Optimized Model Performance with the RACE Dataset To evaluate the language understanding capability of a model, one can administer a reading comprehension test (e.g., similar to the SAT Reading Test). This can be done with the RACE dataset (2017), the largest publicly available resource for this purpose. Computer performance on this reading comprehension challenge mirrors well the language modeling advances of the last few years: a model pre-trained with only context-independent word representations scores poorly on this test (45.9; left-most bar), while BERT, with context-dependent language knowledge, scores relatively well with a 72.0. Refined BERT models, such as XLNet and RoBERTa, set the bar even higher, in the 82-83 score range. The ALBERT-xxlarge configuration mentioned above yields a RACE score in the same range (82.3), when trained on the base BERT dataset (Wikipedia and Books). However, when trained on the same larger dataset as XLNet and RoBERTa, it significantly outperforms all other approaches to date, and establishes a new state-of-the-art score at 89.4.
Machine performance on the RACE challenge (SAT-like reading comprehension). A random-guess baseline score is 25.0. The maximum possible score is 95.0.

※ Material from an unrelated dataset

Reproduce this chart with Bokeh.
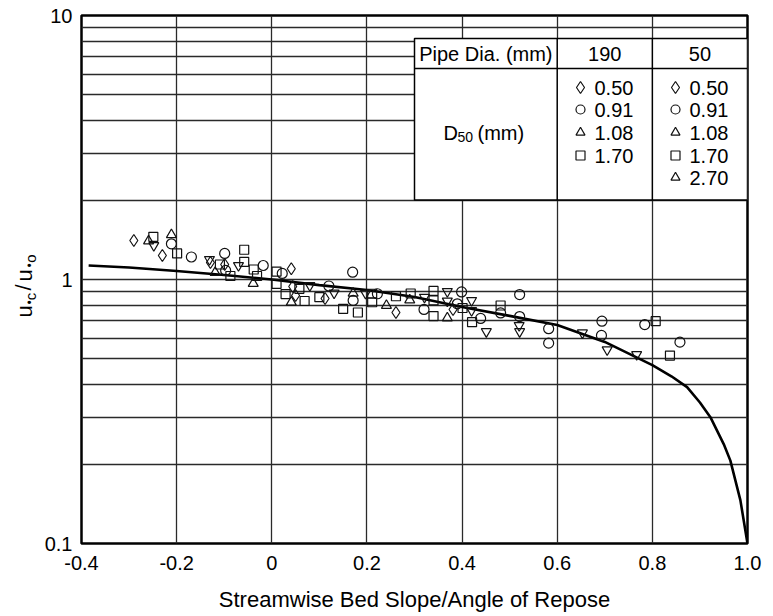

The success of ALBERT demonstrates the importance of identifying the aspects of a model that give rise to powerful contextual representations. By focusing improvement efforts on these aspects of the model architecture, it is possible to greatly improve both the model efficiency and performance on a wide range of NLP tasks. To facilitate further advances in the field of NLP, we are open-sourcing ALBERT to the research community.